■ **Supplied material**:

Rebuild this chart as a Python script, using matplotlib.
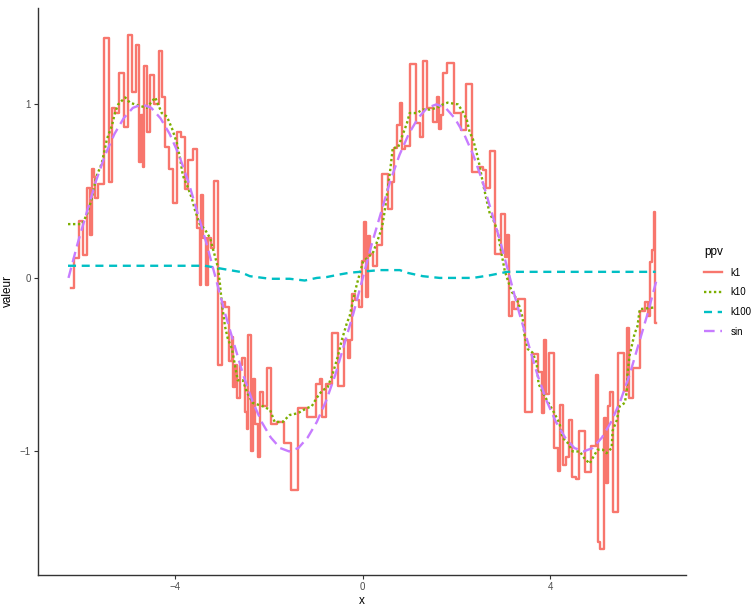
import numpy as np
import matplotlib
matplotlib.use("Agg")
import matplotlib.pyplot as plt

plt.rcParams['font.family'] = ['Liberation Sans', 'DejaVu Sans']

# k1 : plus proche voisin (fonction en escalier)
k1_x = [-6.23, -6.11, -6.01, -5.93, -5.85, -5.80, -5.77, -5.72, -5.69, -5.60,
        -5.46, -5.37, -5.32, -5.26, -5.15, -5.04, -4.96, -4.87, -4.80, -4.74,
        -4.71, -4.68, -4.64, -4.58, -4.50, -4.39, -4.31, -4.24, -4.19, -4.10,
        -4.01, -3.91, -3.83, -3.77, -3.69, -3.57, -3.50, -3.46, -3.43, -3.38,
        -3.33, -3.27, -3.21, -3.13, -3.05, -2.97, -2.90, -2.81, -2.77, -2.75,
        -2.70, -2.65, -2.61, -2.53, -2.49, -2.46, -2.42, -2.37, -2.32, -2.27,
        -2.22, -2.17, -2.10, -1.99, -1.91, -1.77, -1.59, -1.46, -1.29, -1.07,
        -0.94, -0.90, -0.85, -0.72, -0.59, -0.45, -0.35, -0.30, -0.25, -0.20,
        -0.12, -0.03, 0.01, 0.06, 0.09, 0.13, 0.18, 0.25, 0.35, 0.49,
        0.59, 0.64, 0.69, 0.76, 0.81, 0.86, 0.94, 1.07, 1.20, 1.26,
        1.31, 1.44, 1.56, 1.61, 1.66, 1.68, 1.74, 1.87, 2.04, 2.14,
        2.25, 2.41, 2.53, 2.60, 2.67, 2.75, 2.89, 3.00, 3.05, 3.09,
        3.14, 3.21, 3.26, 3.37, 3.54, 3.69, 3.80, 3.85, 3.89, 3.92,
        4.02, 4.13, 4.19, 4.24, 4.30, 4.36, 4.43, 4.51, 4.57, 4.67,
        4.81, 4.94, 5.00, 5.03, 5.11, 5.18, 5.21, 5.25, 5.30, 5.39,
        5.52, 5.61, 5.65, 5.71, 5.83, 5.98, 6.07, 6.11, 6.16, 6.20,
        6.23, 6.25]
k1_y = [-0.06, 0.115, 0.33, 0.13, 0.52, 0.25, 0.63, 0.58, 0.46, 0.54,
        1.38, 0.55, 0.98, 0.95, 1.18, 0.87, 1.40, 1.07, 1.34, 0.67,
        0.94, 0.64, 1.22, 0.84, 1.17, 1.00, 1.31, 1.04, 0.755, 0.63,
        0.43, 0.84, 0.81, 0.51, 0.68, 0.74, 0.29, -0.04, 0.48, 0.23,
        -0.04, 0.23, 0.17, 0.56, -0.50, -0.14, -0.17, -0.48, -0.34, -0.63,
        -0.50, -0.69, -0.50, -0.46, -0.77, -0.87, -0.33, -1.00, -0.58, -0.84,
        -1.03, -0.66, -0.74, -0.52, -0.84, -0.83, -0.95, -1.22, -0.75, -0.80,
        -0.61, -0.58, -0.80, -0.61, -0.32, -0.62, -0.36, -0.46, -0.36, -0.09,
        -0.13, -0.17, 0.10, 0.32, -0.11, 0.24, 0.14, 0.07, 0.19, 0.60,
        0.40, 0.55, 0.75, 0.88, 1.01, 0.74, 0.76, 1.23, 0.89, 0.81,
        1.25, 0.98, 0.90, 1.04, 0.86, 0.94, 1.18, 1.24, 0.95, 0.85,
        1.12, 0.61, 0.64, 0.62, 0.52, 0.73, 0.14, 0.37, 0.12, 0.25,
        -0.22, -0.14, -0.18, -0.12, -0.77, -0.44, -0.54, -0.78, -0.36, -0.67,
        -0.43, -0.98, -1.11, -0.73, -1.08, -1.03, -0.82, -1.15, -1.16, -0.88,
        -1.12, -0.97, -0.56, -1.52, -1.56, -0.81, -1.18, -0.74, -0.66, -1.35,
        -0.43, -0.65, -0.29, -0.69, -0.52, -0.19, -0.14, -0.22, 0.09, 0.16,
        0.38, -0.26]

# k10 : moyenne des 10 plus proches voisins
k10_x = [-6.29, -5.99, -5.88, -5.78, -5.69, -5.57, -5.46, -5.35, -5.29, -5.22,
         -5.07, -4.97, -4.86, -4.61, -4.43, -4.29, -4.18, -4.07, -3.97, -3.90,
         -3.84, -3.73, -3.65, -3.58, -3.48, -3.37, -3.26, -3.16, -3.09, -3.05,
         -3.01, -2.94, -2.88, -2.79, -2.73, -2.67, -2.56, -2.47, -2.35, -2.13,
         -1.98, -1.88, -1.71, -1.56, -1.39, -1.19, -1.09, -0.98, -0.87, -0.75,
         -0.64, -0.53, -0.45, -0.34, -0.28, -0.21, -0.13, -0.06, 0.00, 0.11,
         0.21, 0.32, 0.41, 0.47, 0.53, 0.58, 0.64, 0.75, 0.83, 0.94,
         1.00, 1.15, 1.28, 1.43, 1.58, 1.71, 1.81, 2.03, 2.13, 2.22,
         2.28, 2.35, 2.43, 2.49, 2.56, 2.64, 2.71, 2.81, 2.88, 2.96,
         3.03, 3.09, 3.18, 3.28, 3.35, 3.41, 3.45, 3.52, 3.62, 3.71,
         3.75, 3.84, 3.94, 4.09, 4.20, 4.26, 4.37, 4.48, 4.63, 4.73,
         4.84, 4.90, 5.01, 5.12, 5.20, 5.31, 5.33, 5.42, 5.48, 5.59,
         5.63, 5.65, 5.69, 5.80, 5.86, 5.91, 6.23]
k10_y = [0.31, 0.31, 0.37, 0.46, 0.58, 0.66, 0.80, 0.88, 0.95, 1.00,
         1.04, 1.01, 1.00, 0.98, 1.04, 0.95, 0.93, 0.86, 0.78, 0.69,
         0.59, 0.52, 0.46, 0.39, 0.31, 0.28, 0.23, 0.13, 0.06, -0.03,
         -0.14, -0.28, -0.35, -0.41, -0.50, -0.59, -0.59, -0.66, -0.72, -0.74,
         -0.76, -0.83, -0.83, -0.79, -0.78, -0.75, -0.74, -0.69, -0.65, -0.63,
         -0.55, -0.45, -0.36, -0.26, -0.22, -0.13, -0.04, 0.03, 0.09, 0.12,
         0.14, 0.22, 0.29, 0.39, 0.51, 0.61, 0.75, 0.75, 0.81, 0.89,
         0.95, 0.95, 0.97, 0.97, 0.98, 1.00, 1.01, 1.00, 0.96, 0.91,
         0.84, 0.80, 0.72, 0.65, 0.55, 0.45, 0.37, 0.32, 0.26, 0.14,
         0.04, -0.01, -0.08, -0.12, -0.17, -0.23, -0.33, -0.41, -0.43, -0.49,
         -0.61, -0.66, -0.71, -0.78, -0.84, -0.92, -0.95, -1.00, -1.00, -1.04,
         -1.07, -1.04, -0.99, -0.99, -1.01, -0.98, -0.88, -0.82, -0.74, -0.72,
         -0.66, -0.55, -0.45, -0.32, -0.28, -0.18, -0.17]

# k100 : moyenne des 100 plus proches voisins
k100_x = [-6.29, -3.37, -3.16, -2.84, -2.62, -2.41, -1.98, -1.56, -1.24, -0.98,
          -0.77, -0.49, -0.28, -0.06, 0.36, 0.79, 0.94, 1.28, 1.64, 2.35,
          2.71, 2.99, 3.07, 6.25]
k100_y = [0.07, 0.07, 0.06, 0.045, 0.035, 0.01, -0.005, -0.005, -0.015, 0.0,
          0.005, 0.02, 0.03, 0.035, 0.045, 0.045, 0.03, 0.01, 0.0, 0.0,
          0.015, 0.03, 0.035, 0.035]

# courbe sin de référence
sin_x = np.linspace(-6.28, 6.28, 65)
sin_y = [0.00, 0.20, 0.38, 0.56, 0.71, 0.83, 0.92, 0.98, 1.00, 0.98,
         0.92, 0.83, 0.71, 0.56, 0.38, 0.20, 0.00, -0.20, -0.38, -0.56,
         -0.71, -0.83, -0.92, -0.98, -1.00, -0.98, -0.92, -0.83, -0.71, -0.56,
         -0.38, -0.20, 0.00, 0.20, 0.38, 0.56, 0.71, 0.83, 0.92, 0.98,
         1.00, 0.98, 0.92, 0.83, 0.71, 0.56, 0.38, 0.20, 0.00, -0.20,
         -0.38, -0.56, -0.71, -0.83, -0.92, -0.98, -1.00, -0.98, -0.92, -0.83,
         -0.71, -0.56, -0.38, -0.20, 0.00]

fig = plt.figure(figsize=(7.56, 6.07), dpi=100)
ax = fig.add_axes([0.0503, 0.0527, 0.8567, 0.9343])

lw = 1.7
ax.plot(k1_x, k1_y, color='#F8766D', lw=lw, drawstyle='steps-mid', label='k1')
ax.plot(k10_x, k10_y, color='#7CAE00', lw=lw, linestyle=(0, (1.0, 1.1)), label='k10')
ax.plot(k100_x, k100_y, color='#00BFC4', lw=lw, linestyle=(0, (3.4, 2.4)), label='k100')
ax.plot(sin_x, sin_y, color='#C77CFF', lw=lw, linestyle=(0, (4.5, 2.4)), label='sin')

ax.set_xlim(-6.93, 6.89)
ax.set_ylim(-1.712, 1.556)
ax.set_xticks([-4, 0, 4])
ax.set_yticks([-1, 0, 1])

for s in ['top', 'right']:
    ax.spines[s].set_visible(False)
for s in ['left', 'bottom']:
    ax.spines[s].set_color('#333333')
    ax.spines[s].set_linewidth(1.0)
ax.tick_params(colors='#333333', length=3, width=0.8, labelsize=7, labelcolor='#4D4D4D', pad=2)

ax.set_xlabel('x', fontsize=8.5, labelpad=2)
ax.set_ylabel('valeur', fontsize=8.5, labelpad=4)

leg = ax.legend(loc='center left', bbox_to_anchor=(1.015, 0.5), frameon=False,
                title='ppv', fontsize=7, title_fontsize=8.5, handlelength=1.8,
                labelspacing=1.0, handletextpad=0.9)
leg._legend_box.align = 'left'

fig.savefig('out.png', dpi=100, facecolor='white')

■ **Stated goal**: Skip the pictures and restate exactly the lines from the beginning of the listing to the line with "plt.rcParams['font.family'] = ['Liberation", that line included.

■ **Exercise solution**:
Rebuild this chart as a Python script, using matplotlib.
import numpy as np
import matplotlib
matplotlib.use("Agg")
import matplotlib.pyplot as plt

plt.rcParams['font.family'] = ['Liberation Sans', 'DejaVu Sans']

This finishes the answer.